Eh, não nego que o enredo consegue ser interessante. Mas acaba por sofrer dos mesmo problemas que pragam este género de jogos japoneses: demasiado diálogo expositivo, muitas vezes pouco natural e desenvolvimento de personagens extremamente superficial. Quem é familiar com a primeira temporada de Digimon Adventure vai encontrar muitas semelhanças às personagens e narrativa de Survive, embora este último tenha um tom mais edgy, mas também não consigo deixar de pensar que o Adventure em 1999 foi muito mais interessante no mundo e subtil no desenvolvimento das suas personagens que o Survive em 2022.
E chateia-me, uma das coisas que pensei no anúncio do Survive foi: “Esta interpretação do mundo digital parece ser interessante”, é uma coisa que Digimon consegue fazer com coerência: criar Mundos Digitais interessantes e únicos entre si, mundos que só fazem sentido dentro do contexto e lore de Digimon. O mundo do Survive é aborrecido, é genérico e mal tem identidade própria, é um mundo que encaixaria em qualquer outro JRPG sem grandes problemas. Onde outros Digital Worlds como o de Adventure, Tamers, Frontier ou até Appmon foram feitos à volta dos Digimons, o mundo de Survive parece ter sido criado por si só, e depois lá resolveram espetar os Digimons porque o nome vende. Repito: é pouco interessante, e muito mal explorado. Dito isto, quero deixar a nota que o Survive tem o meu Agumon favorito até agora.

Ainda assim o que mais me indignou foram as escolhas. Em Digimon Survive, as nossas escolhas têm impacto na narrativa, e até no destino das personagens… Pelo menos, foi o que o marketing nos disse.
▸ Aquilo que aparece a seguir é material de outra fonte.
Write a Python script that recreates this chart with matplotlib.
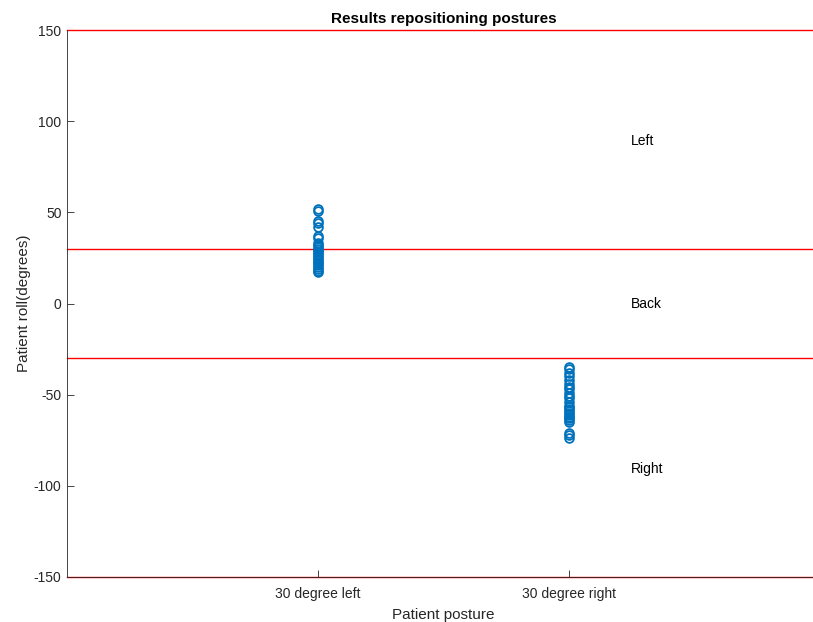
import matplotlib
matplotlib.use("Agg")
import matplotlib.pyplot as plt
import numpy as np

plt.rcParams['font.family'] = ['Liberation Sans', 'DejaVu Sans']

categories = ["30 degree left", "30 degree right"]
roll_left = [52, 51, 45, 44, 42, 37, 36, 33, 32, 31, 30, 29, 28, 27, 26, 25,
             24, 23, 22, 21, 20, 19, 18, 17.5]
roll_right = [-35, -36, -38, -40, -42, -44, -46, -47, -49, -51, -52, -54, -56,
              -57, -58, -59, -60, -61, -62, -63, -64, -65, -71, -72, -74]
boundaries = [150, 30, -30, -150]
zone_labels = ["Left", "Back", "Right"]
zone_label_y = [89, -0.5, -91]

fig = plt.figure(figsize=(8.13, 6.22), dpi=100)
ax = fig.add_axes([67 / 813, 45 / 622, 753 / 813, 547 / 622])

blue = "#0072BD"
for i, vals in enumerate([roll_left, roll_right], start=1):
    ax.plot(np.full(len(vals), i), vals, linestyle="none", marker="o",
            markersize=6.3, markerfacecolor="none", markeredgecolor=blue,
            markeredgewidth=1.3, zorder=3)

for b in boundaries:
    ax.axhline(b, color="red", linewidth=1.0, zorder=2, clip_on=False)

for lab, yv in zip(zone_labels, zone_label_y):
    ax.text(2.245, yv, lab, fontsize=10, ha="left", va="center", color="black")

ax.set_xlim(0, 3)
ax.set_ylim(-150, 150)
ax.set_xticks([1, 2])
ax.set_xticklabels(categories)
ax.set_yticks([-150, -100, -50, 0, 50, 100, 150])
ax.set_yticklabels(["-150", "-100", "-50", "0", "50", "100", "150"])
ax.tick_params(direction="in", length=5, width=0.6, colors="#262626",
               labelsize=10, labelcolor="#262626")
ax.tick_params(axis="x", pad=7)
ax.tick_params(axis="y", pad=4)

for s in ["top", "right"]:
    ax.spines[s].set_visible(False)
for s in ["left", "bottom"]:
    ax.spines[s].set_color("#262626")
    ax.spines[s].set_linewidth(0.6)

ax.set_title("Results repositioning postures", fontsize=11, fontweight="bold",
             pad=5)
ax.set_xlabel("Patient posture", fontsize=11, color="#262626", labelpad=5)
ax.set_ylabel("Patient roll(degrees)", fontsize=11, color="#262626", labelpad=2)

fig.savefig("out.png", dpi=100)
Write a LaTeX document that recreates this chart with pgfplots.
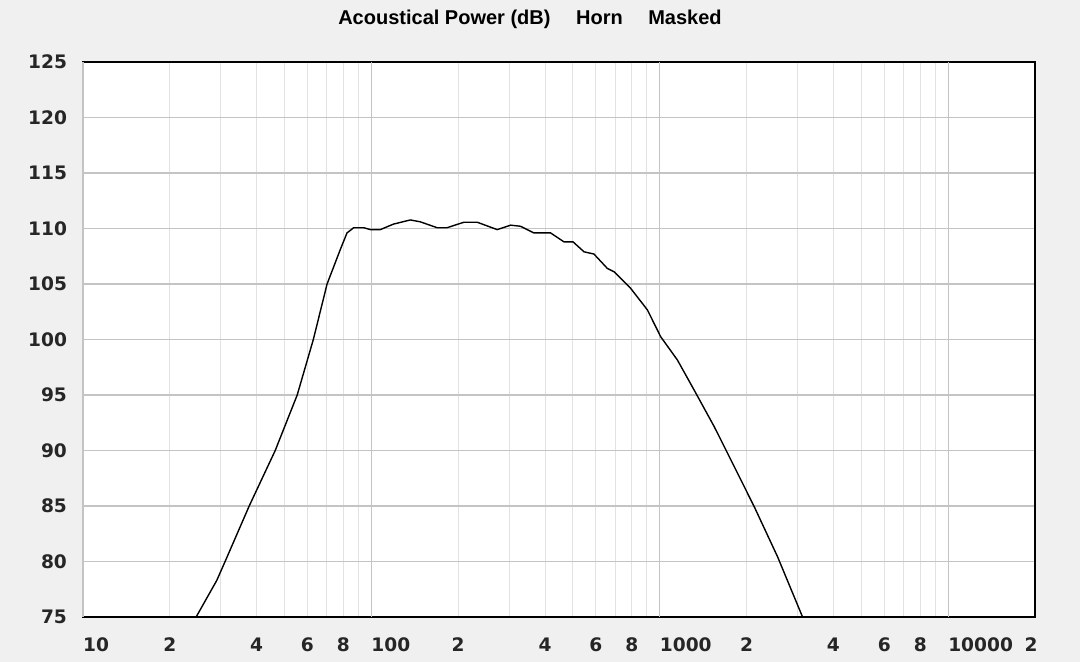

Pois quando joguei, senti que as minhas escolhas não estavam a ter grande impacto. Depois da primeira morte no cast, o meu protagonista disse para si mesmo: “Podíamos ter evitado a morte de X se tivesse falado mais com ele.”. “Ok, justo.” – pensei para mim mesmo – “Talvez tenha feito as escolhas erradas”. Depois da segunda morte no jogo, descobri pela discussão online que as duas primeiras mortes não podem ser evitadas na primeira run do jogo, assim como muitos outros caminhos possíveis estão bloqueados até completarem a primeira playthrough… Que me levou 32 horas. 32 HORAS! Ou seja, para que as minhas escolhas tenham impacto no início do jogo, tenho de acabar o jogo primeiro. Eu não sei se isto é comum no género, e talvez seja a minha inexperiência em visual novels a falar, mas eu preferia ter tido impacto na história logo de início e não depois de acabar o jogo. O Survive não foi assim tão interessante para manter o meu interesse depois de 32 horas.

Visualmente diria que há um contraste entre as partes do Visual Novel e as de combate. As de Visual Novel conseguem ser muito bonitas, onde temos backgrounds bem desenhados e os personagens encaixam perfeitamente nestes planos, parece mesmo saído de um anime e fico feliz por terem feito uma aproximação ao art style das primeiras temporadas. No combate já não brilha tanto e a combinação das sprites dos monstros em 2D com os campos 3D não funciona bem e dá uma sensação de “jogo barato”.

Sinto-me desiludido com Digimon Survive, há lá pelo meio alguns bons momentos, mas mesmo como ávido fã de Monstros Digitais o jogo falhou em manter o meu interesse durante muito tempo, não digivolui para além da mediocridade em todos os seus aspetos e tenho a certeza que se não fosse Digimon, nem tinha acabado o jogo. Atribuo uma nota de 5/10 ao jogo, dificilmente vale o preço base de 49.99€.